Each player receives uniforms and travel gear the week before they arrive at the venue. Once on site, the teams compete on courses that are suitable for hosting high-level professional events. Even in practice rounds, the players wear their team colors; they’re announced on the tee ahead of every match; and there are scoreboards on the courses. The team spirit is high from dawn until well after dusk. To play in the Bridges Cup is to understand how it feels to compete in high-level professional team events.
The Bridges Cup began in 2022 after an investment from CJ Corp, a prominent South Korean holding company. CJ Corp has invested heavily in the professional game over the last decade — CJ Logistics, a branch of CJ Corp, sponsors nine professional golfers, and the CJ Cup at Nine Bridges, the PGA Tour’s first-ever event in South Korea, has guaranteed to offer a purse that exceeds $9 million each year through 2026. CJ Corp is now supporting the amateur game in addition to pro golf, and it’s leaning on 8AM Golf, a holding company that owns and supports 14 golf brands (including GOLF.com), to bring that amateur investment to life. CJ Corp and 8AM Golf agreed that the most impactful way to support the nonprofessional game was to create an elite match-play team event — one that feels different from the others on the amateur circuit.

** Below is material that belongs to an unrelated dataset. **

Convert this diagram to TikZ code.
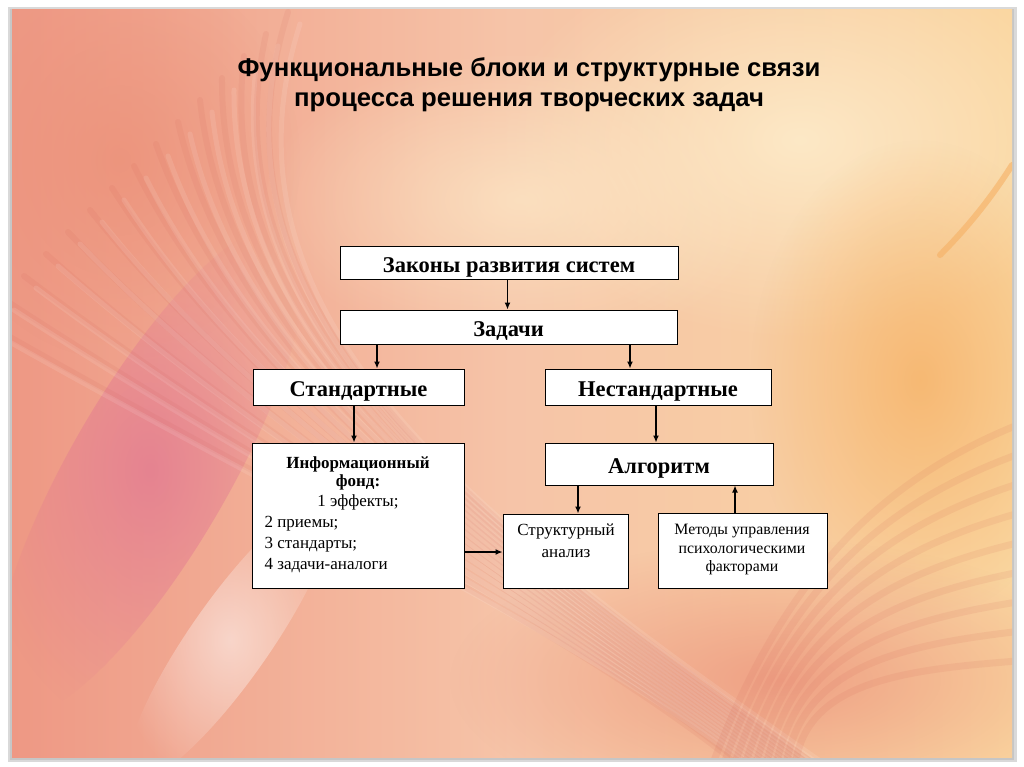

CJ Corp will host every even-year Bridges Cup in South Korea, at either Nine Bridges or Haesley, but the event will visit new locations during non-CJ odd years. This weekend, the 2023 edition will be decided at Les Bordes, a 1,400-acre estate 90 minutes south of Paris. Les Bordes has two 18-hole courses — the Old Course, which was designed by Robert von Hagge in 1987, and the New Course, designed by Gil Hanse in 2021 and which ranks among GOLF’s Top 100 Courses on the World. The Wild Piglet, a Hanse-designed 10-hole par-3 course, rounds out Les Bordes’ golf offerings.
Team USA and Team Europe each have 12 competitors; all have plus-handicaps and were handpicked by their respective captains. Jeff Fujimoto, an advisor to 8AM Golf, is captaining the Americans, and Simon Holt, CEO of the Netherlands-based holding company Top 100 Golf B.V., is leading the Europeans. When identifying potential competitors, the captains weighed players’ golf resumes (previous tournament results, affiliated clubs, number of courses played, etc.) and personalities to ensure the Bridges Cup continues to become known for both quality of play and overall atmosphere. Scores matter, of course, but so does the vibe.

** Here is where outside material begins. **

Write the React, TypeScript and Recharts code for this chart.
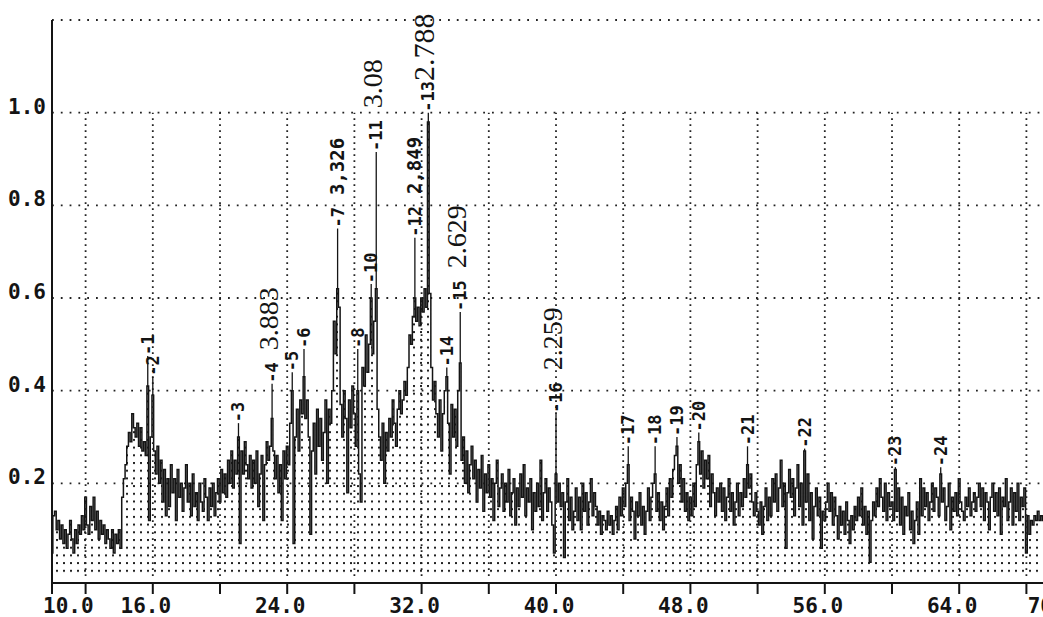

Team USA is comprised of players who’ve competed at the collegiate, USGA amateur and professional levels; on Team Europe are players who have competed in Walker Cups, R&A members and some who’ve competed professionally. The average handicap of Team USA is +2.7, and Team Europe’s average is +3.5.
The competition will mirror the traditional Ryder Cup format, albeit compressed into two days — fourball matches will unfold on the New Course and Old Course on Saturday morning and afternoon; foursomes will follow on the New Course Sunday morning, and singles matches on the New Course will round out play on Sunday afternoon.
If the tournament matches the excitement from 2022, one team will win in thrilling fashion, and everyone will go home with a strong sense of friendship and connection.